--- start INPUT ---

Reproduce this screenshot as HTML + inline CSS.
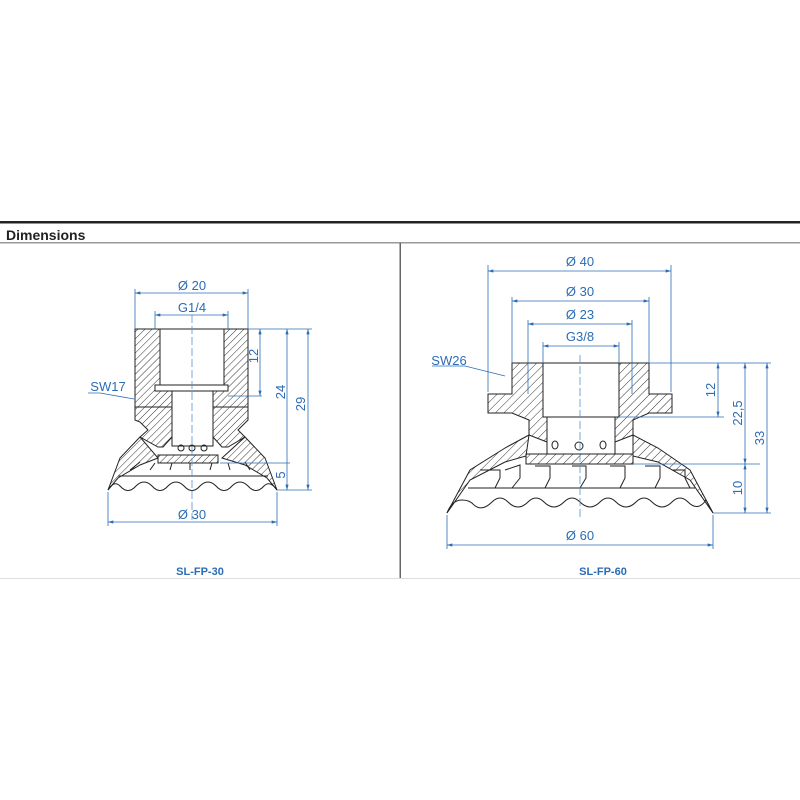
<!DOCTYPE html>
<html><head><meta charset="utf-8"><style>
html,body{margin:0;padding:0;background:#fff;}
svg{display:block;}
</style></head><body>
<svg width="800" height="800" viewBox="0 0 800 800" xmlns="http://www.w3.org/2000/svg" font-family="Liberation Sans, sans-serif">
<defs>
<pattern id="h" width="5" height="5" patternUnits="userSpaceOnUse" patternTransform="rotate(45)">
<line x1="0" y1="0" x2="0" y2="5" stroke="#333" stroke-width="1"/>
</pattern>
<pattern id="h2" width="6" height="6" patternUnits="userSpaceOnUse" patternTransform="rotate(45)">
<line x1="0" y1="0" x2="0" y2="6" stroke="#333" stroke-width="1"/>
</pattern>
<marker id="a" viewBox="0 0 10 6" refX="10" refY="3" markerWidth="7" markerHeight="4" orient="auto-start-reverse"><path d="M0,0L10,3L0,6z" fill="#2b6cb5"/></marker>
</defs>
<!-- header -->
<rect x="0" y="221" width="800" height="2.5" fill="#222"/>
<text x="6" y="240" font-size="14" font-weight="bold" fill="#222">Dimensions</text>
<rect x="0" y="242" width="800" height="1.5" fill="#999"/>
<rect x="399.5" y="243" width="1.5" height="335" fill="#666"/>
<rect x="0" y="578" width="800" height="1" fill="#ddd"/>
<text x="200" y="575" font-size="11" font-weight="bold" fill="#2b6cb5" text-anchor="middle">SL-FP-30</text>
<text x="603" y="575" font-size="11" font-weight="bold" fill="#2b6cb5" text-anchor="middle">SL-FP-60</text>

<!-- LEFT drawing -->
<g stroke="#222" stroke-width="1" fill="url(#h)">
<path d="M135,329H248V407H135Z"/>
<path d="M135,407H172V437L163,447H158L140,437L148,430L140,422L135,420Z"/>
<path d="M248,407H213V437L222,447H228L245,437L238,430L246,422L248,420Z"/>
<path d="M158,455H218V463H158Z" fill="url(#h)"/>
<path d="M140,437L120,458L108,490L118,478L140,465L158,458Z"/>
<path d="M245,437L265,458L277,490L267,478L245,465L222,458Z"/>
</g>
<rect x="160" y="329" width="64" height="58" fill="#fff" stroke="#222"/>
<rect x="155" y="385" width="73" height="6" fill="#fff" stroke="#222"/>
<rect x="172" y="391" width="41" height="55" fill="#fff" stroke="#222"/>
<g stroke="#222" fill="none" stroke-width="1">
<circle cx="181" cy="448" r="3"/><circle cx="192" cy="448" r="3"/><circle cx="204" cy="448" r="3"/>
<path d="M108,490Q114,480 120,486Q128,495 136,486Q144,478 152,486Q160,495 168,486Q176,478 184,486Q192,495 200,486Q208,478 216,486Q224,495 232,486Q240,478 248,486Q256,495 264,486Q270,480 277,490"/>
<path d="M118,476H268M130,470L140,462M150,470L155,463M170,470L172,463M190,470V463M210,470L212,463M230,470L228,463M250,470L245,462"/>
</g>
<line x1="192" y1="315" x2="192" y2="520" stroke="#5b8fd0" stroke-width="0.8" stroke-dasharray="8,3"/>

<g stroke="#2b6cb5" stroke-width="0.8" fill="none">
<path d="M135,289V329M248,289V329M155,311V329M228,311V329"/>
<line x1="135" y1="293" x2="248" y2="293" marker-start="url(#a)" marker-end="url(#a)"/>
<line x1="155" y1="315" x2="228" y2="315" marker-start="url(#a)" marker-end="url(#a)"/>
<path d="M248,329H312M228,396H262M220,463H290M277,490H312M108,492V526M277,492V526"/>
<line x1="260" y1="329" x2="260" y2="396" marker-start="url(#a)" marker-end="url(#a)"/>
<line x1="287" y1="329" x2="287" y2="490" marker-start="url(#a)" marker-end="url(#a)"/>
<line x1="308" y1="329" x2="308" y2="490" marker-start="url(#a)" marker-end="url(#a)"/>
<line x1="108" y1="522" x2="277" y2="522" marker-start="url(#a)" marker-end="url(#a)"/>
<path d="M88,393L100,393L134,399"/>
</g>
<g fill="#2b6cb5" font-size="13" text-anchor="middle">
<text x="192" y="290">Ø 20</text>
<text x="192" y="312">G1/4</text>
<text x="192" y="519">Ø 30</text>
<text x="108" y="391">SW17</text>
<text transform="translate(258,356) rotate(-90)">12</text>
<text transform="translate(285,392) rotate(-90)">24</text>
<text transform="translate(305,404) rotate(-90)">29</text>
<text transform="translate(285,475) rotate(-90)">5</text>
</g>

<!-- RIGHT drawing -->
<g stroke="#222" stroke-width="1" fill="url(#h2)">
<path d="M512,363H649V394H672V413H649L633,420V435L615,442V417H547V442L529,435V420L512,413H488V394H512Z"/>
<path d="M526,454H633V464H526Z"/>
<path d="M529,435L505,448L470,470L447,513L470,480L505,462L526,456Z"/>
<path d="M633,435L658,448L690,470L713,513L690,480L658,462L633,456Z"/>
</g>
<rect x="543" y="363" width="76" height="54" fill="#fff" stroke="#222"/>
<rect x="547" y="417" width="68" height="37" fill="#fff" stroke="#222"/>
<g stroke="#222" fill="none" stroke-width="1">
<ellipse cx="555" cy="445" rx="3" ry="4"/><circle cx="579" cy="446" r="4"/><ellipse cx="603" cy="445" rx="3" ry="4"/>
<path d="M447,513Q452,500 462,500Q470,500 474,505Q482,512 492,502Q500,494 508,502Q518,512 528,502Q536,494 544,502Q554,512 564,502Q572,494 580,502Q590,512 600,502Q608,494 616,502Q626,512 636,502Q644,494 652,502Q662,512 672,502Q680,494 688,502Q698,512 706,500L713,513"/>
<path d="M468,488H695M480,470H500V478L495,488M505,470L520,465V478L512,488M535,466H550V478L545,488M572,466H586V478L580,488M610,466H625V478L620,488M645,466H660V478L655,488M672,470H685V478L690,488"/>
</g>
<line x1="580" y1="355" x2="580" y2="520" stroke="#5b8fd0" stroke-width="0.8" stroke-dasharray="8,3"/>

<g stroke="#2b6cb5" stroke-width="0.8" fill="none">
<path d="M488,265V392M671,265V392M512,297V363M649,297V363M528,320V394M632,320V394M543,342V363M619,342V363"/>
<line x1="488" y1="271" x2="671" y2="271" marker-start="url(#a)" marker-end="url(#a)"/>
<line x1="512" y1="301" x2="649" y2="301" marker-start="url(#a)" marker-end="url(#a)"/>
<line x1="528" y1="324" x2="632" y2="324" marker-start="url(#a)" marker-end="url(#a)"/>
<line x1="543" y1="346" x2="619" y2="346" marker-start="url(#a)" marker-end="url(#a)"/>
<path d="M649,363H771M619,417H724M633,464H760M713,513H771M447,515V549M713,515V549"/>
<line x1="718" y1="363" x2="718" y2="417" marker-start="url(#a)" marker-end="url(#a)"/>
<line x1="745" y1="363" x2="745" y2="464" marker-start="url(#a)" marker-end="url(#a)"/>
<line x1="767" y1="363" x2="767" y2="513" marker-start="url(#a)" marker-end="url(#a)"/>
<line x1="745" y1="464" x2="745" y2="513" marker-start="url(#a)" marker-end="url(#a)"/>
<line x1="447" y1="545" x2="713" y2="545" marker-start="url(#a)" marker-end="url(#a)"/>
<path d="M432,366H465L505,376"/>
</g>
<g fill="#2b6cb5" font-size="13" text-anchor="middle">
<text x="580" y="266">Ø 40</text>
<text x="580" y="296">Ø 30</text>
<text x="580" y="319">Ø 23</text>
<text x="580" y="341">G3/8</text>
<text x="580" y="540">Ø 60</text>
<text x="449" y="365">SW26</text>
<text transform="translate(715,390) rotate(-90)">12</text>
<text transform="translate(742,413) rotate(-90)">22,5</text>
<text transform="translate(764,438) rotate(-90)">33</text>
<text transform="translate(742,488) rotate(-90)">10</text>
</g>
</svg>
</body></html>
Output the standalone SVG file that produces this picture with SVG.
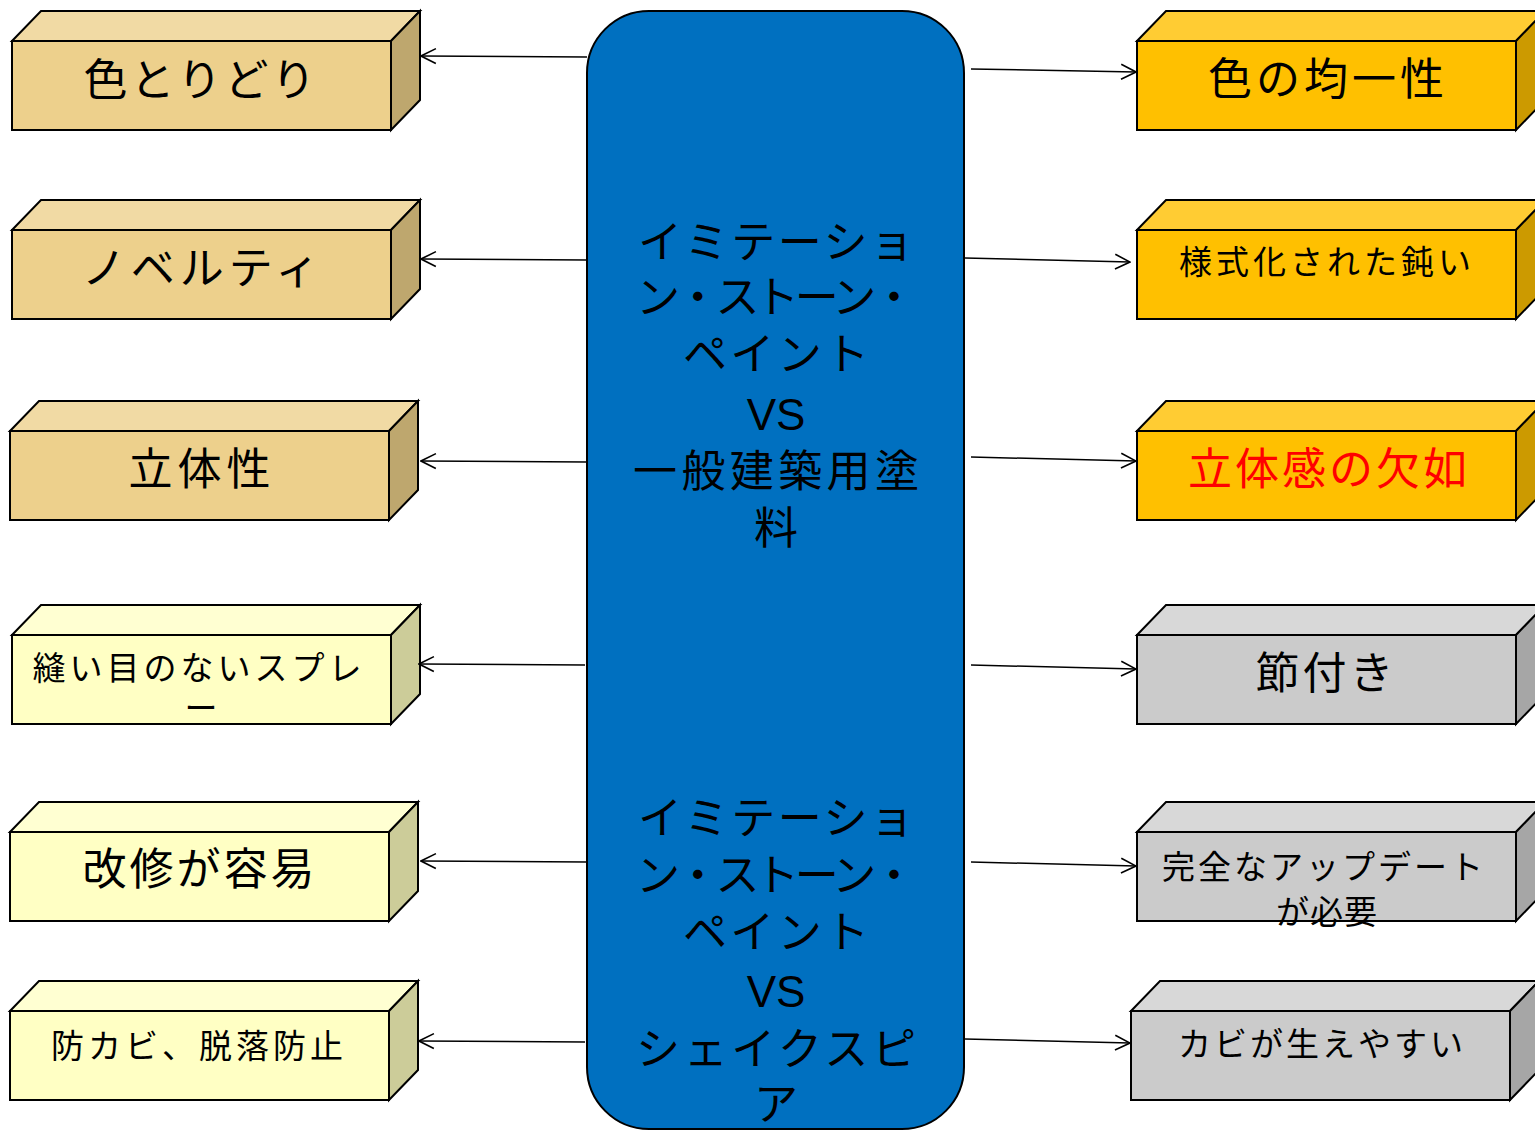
<svg xmlns="http://www.w3.org/2000/svg" width="1535" height="1130" viewBox="0 0 1535 1130">
<defs>
<style>
.t{font-family:"Noto Sans CJK JP","Liberation Serif",serif;fill:#000;text-anchor:middle}
.big{font-size:44px}
.sm{font-size:33px}
.vs{font-family:"Liberation Sans",Arial,sans-serif;font-size:44px;text-anchor:middle}
.edge{stroke:#000;stroke-width:2;stroke-linejoin:miter}
.tan .f{fill:#EDD08C}.tan .tp{fill:#F1DAA4}.tan .sd{fill:#BEA76E}
.lem .f{fill:#FFFFC4}.lem .tp{fill:#FFFFD2}.lem .sd{fill:#CCCC99}
.gold .f{fill:#FFC000}.gold .tp{fill:#FFCC33}.gold .sd{fill:#CC9A00}
.gray .f{fill:#CBCBCB}.gray .tp{fill:#D8D8D8}.gray .sd{fill:#A6A6A6}
.cn{stroke:#000;stroke-width:1.5;fill:none;marker-end:url(#ah)}
</style>
<marker id="ah" viewBox="0 0 16 16" refX="15" refY="8" markerWidth="17" markerHeight="17" markerUnits="userSpaceOnUse" orient="auto">
<path d="M1,1 L15,8 L1,15" fill="none" stroke="#000" stroke-width="1.5"/>
</marker>
</defs>
<rect width="1535" height="1130" fill="#fff"/>

<g id="center">
<rect x="587" y="11" width="377" height="1118" rx="62" ry="62" fill="#0070C0" stroke="#000" stroke-width="2"/>
<text class="t big" x="776" y="258" textLength="276" lengthAdjust="spacing">イミテーショ</text>
<text class="t big" x="776" y="313" textLength="280" lengthAdjust="spacing">ン・ストーン・</text>
<text class="t big" x="776" y="370" textLength="186" lengthAdjust="spacing">ペイント</text>
<text class="vs" x="776" y="430">VS</text>
<text class="t big" x="776" y="487" textLength="286" lengthAdjust="spacing">一般建築用塗</text>
<text class="t big" x="776" y="544">料</text>
<text class="t big" x="776" y="834" textLength="276" lengthAdjust="spacing">イミテーショ</text>
<text class="t big" x="776" y="891" textLength="280" lengthAdjust="spacing">ン・ストーン・</text>
<text class="t big" x="776" y="948" textLength="186" lengthAdjust="spacing">ペイント</text>
<text class="vs" x="776" y="1007">VS</text>
<text class="t big" x="776" y="1065" textLength="280" lengthAdjust="spacing">シェイクスピ</text>
<text class="t big" x="776" y="1120">ア</text>
</g>

<g id="l1" class="tan">
<polygon class="tp edge" points="12,41 41,11 420,11 391,41"/>
<polygon class="sd edge" points="391,41 420,11 420,100 391,130"/>
<rect class="f edge" x="12" y="41" width="379" height="89"/>
<text class="t big" x="201" y="96" style="letter-spacing:3px">色とりどり</text>
</g>
<g id="l2" class="tan">
<polygon class="tp edge" points="12,230 41,200 420,200 391,230"/>
<polygon class="sd edge" points="391,230 420,200 420,289 391,319"/>
<rect class="f edge" x="12" y="230" width="379" height="89"/>
<text class="t big" x="203" y="284" style="letter-spacing:5px">ノベルティ</text>
</g>
<g id="l3" class="tan">
<polygon class="tp edge" points="10,431 39,401 418,401 389,431"/>
<polygon class="sd edge" points="389,431 418,401 418,490 389,520"/>
<rect class="f edge" x="10" y="431" width="379" height="89"/>
<text class="t big" x="202" y="485" style="letter-spacing:5px">立体性</text>
</g>
<g id="l4" class="lem">
<polygon class="tp edge" points="12,635 41,605 420,605 391,635"/>
<polygon class="sd edge" points="391,635 420,605 420,694 391,724"/>
<rect class="f edge" x="12" y="635" width="379" height="89"/>
<text class="t sm" x="199" y="680" style="letter-spacing:4px">縫い目のないスプレ</text>
<text class="t sm" x="201" y="720">ー</text>
</g>
<g id="l5" class="lem">
<polygon class="tp edge" points="10,832 39,802 418,802 389,832"/>
<polygon class="sd edge" points="389,832 418,802 418,891 389,921"/>
<rect class="f edge" x="10" y="832" width="379" height="89"/>
<text class="t big" x="200" y="885" style="letter-spacing:3px">改修が容易</text>
</g>
<g id="l6" class="lem">
<polygon class="tp edge" points="10,1011 39,981 418,981 389,1011"/>
<polygon class="sd edge" points="389,1011 418,981 418,1070 389,1100"/>
<rect class="f edge" x="10" y="1011" width="379" height="89"/>
<text class="t sm" x="199" y="1058" style="letter-spacing:4px">防カビ、脱落防止</text>
</g>

<g id="r1" class="gold">
<polygon class="tp edge" points="1137,41 1166,11 1545,11 1516,41"/>
<polygon class="sd edge" points="1516,41 1545,11 1545,100 1516,130"/>
<rect class="f edge" x="1137" y="41" width="379" height="89"/>
<text class="t big" x="1328" y="95" style="letter-spacing:4px">色の均一性</text>
</g>
<g id="r2" class="gold">
<polygon class="tp edge" points="1137,230 1166,200 1545,200 1516,230"/>
<polygon class="sd edge" points="1516,230 1545,200 1545,289 1516,319"/>
<rect class="f edge" x="1137" y="230" width="379" height="89"/>
<text class="t sm" x="1327" y="274" style="letter-spacing:4px">様式化された鈍い</text>
</g>
<g id="r3" class="gold">
<polygon class="tp edge" points="1137,431 1166,401 1545,401 1516,431"/>
<polygon class="sd edge" points="1516,431 1545,401 1545,490 1516,520"/>
<rect class="f edge" x="1137" y="431" width="379" height="89"/>
<text class="t big" x="1329" y="485" style="letter-spacing:3px;fill:#FF0000">立体感の欠如</text>
</g>
<g id="r4" class="gray">
<polygon class="tp edge" points="1137,635 1166,605 1545,605 1516,635"/>
<polygon class="sd edge" points="1516,635 1545,605 1545,694 1516,724"/>
<rect class="f edge" x="1137" y="635" width="379" height="89"/>
<text class="t big" x="1326" y="689" style="letter-spacing:3px">節付き</text>
</g>
<g id="r5" class="gray">
<polygon class="tp edge" points="1137,832 1166,802 1545,802 1516,832"/>
<polygon class="sd edge" points="1516,832 1545,802 1545,891 1516,921"/>
<rect class="f edge" x="1137" y="832" width="379" height="89"/>
<text class="t sm" x="1324" y="879" style="letter-spacing:3px">完全なアップデート</text>
<text class="t sm" x="1327" y="924" style="letter-spacing:1px">が必要</text>
</g>
<g id="r6" class="gray">
<polygon class="tp edge" points="1131,1011 1160,981 1539,981 1510,1011"/>
<polygon class="sd edge" points="1510,1011 1539,981 1539,1070 1510,1100"/>
<rect class="f edge" x="1131" y="1011" width="379" height="89"/>
<text class="t sm" x="1322" y="1056" style="letter-spacing:3px">カビが生えやすい</text>
</g>

<g id="connectors">
<line class="cn" x1="587" y1="57" x2="421" y2="56"/>
<line class="cn" x1="587" y1="260" x2="421" y2="259"/>
<line class="cn" x1="587" y1="462" x2="421" y2="461"/>
<line class="cn" x1="585" y1="665" x2="419" y2="664"/>
<line class="cn" x1="587" y1="862" x2="421" y2="861"/>
<line class="cn" x1="585" y1="1042" x2="419" y2="1041"/>
<line class="cn" x1="971" y1="69" x2="1136" y2="72"/>
<line class="cn" x1="965" y1="258" x2="1130" y2="262"/>
<line class="cn" x1="971" y1="457" x2="1136" y2="461"/>
<line class="cn" x1="971" y1="665" x2="1136" y2="669"/>
<line class="cn" x1="971" y1="862" x2="1136" y2="866"/>
<line class="cn" x1="965" y1="1039" x2="1130" y2="1043"/>
</g>
</svg>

--- end INPUT ---

OBJECTIVE
Using the entries above, return each line that includes the word "this".

RESPONSE
Reproduce this screenshot as HTML + inline CSS.
Output the standalone SVG file that produces this picture with SVG.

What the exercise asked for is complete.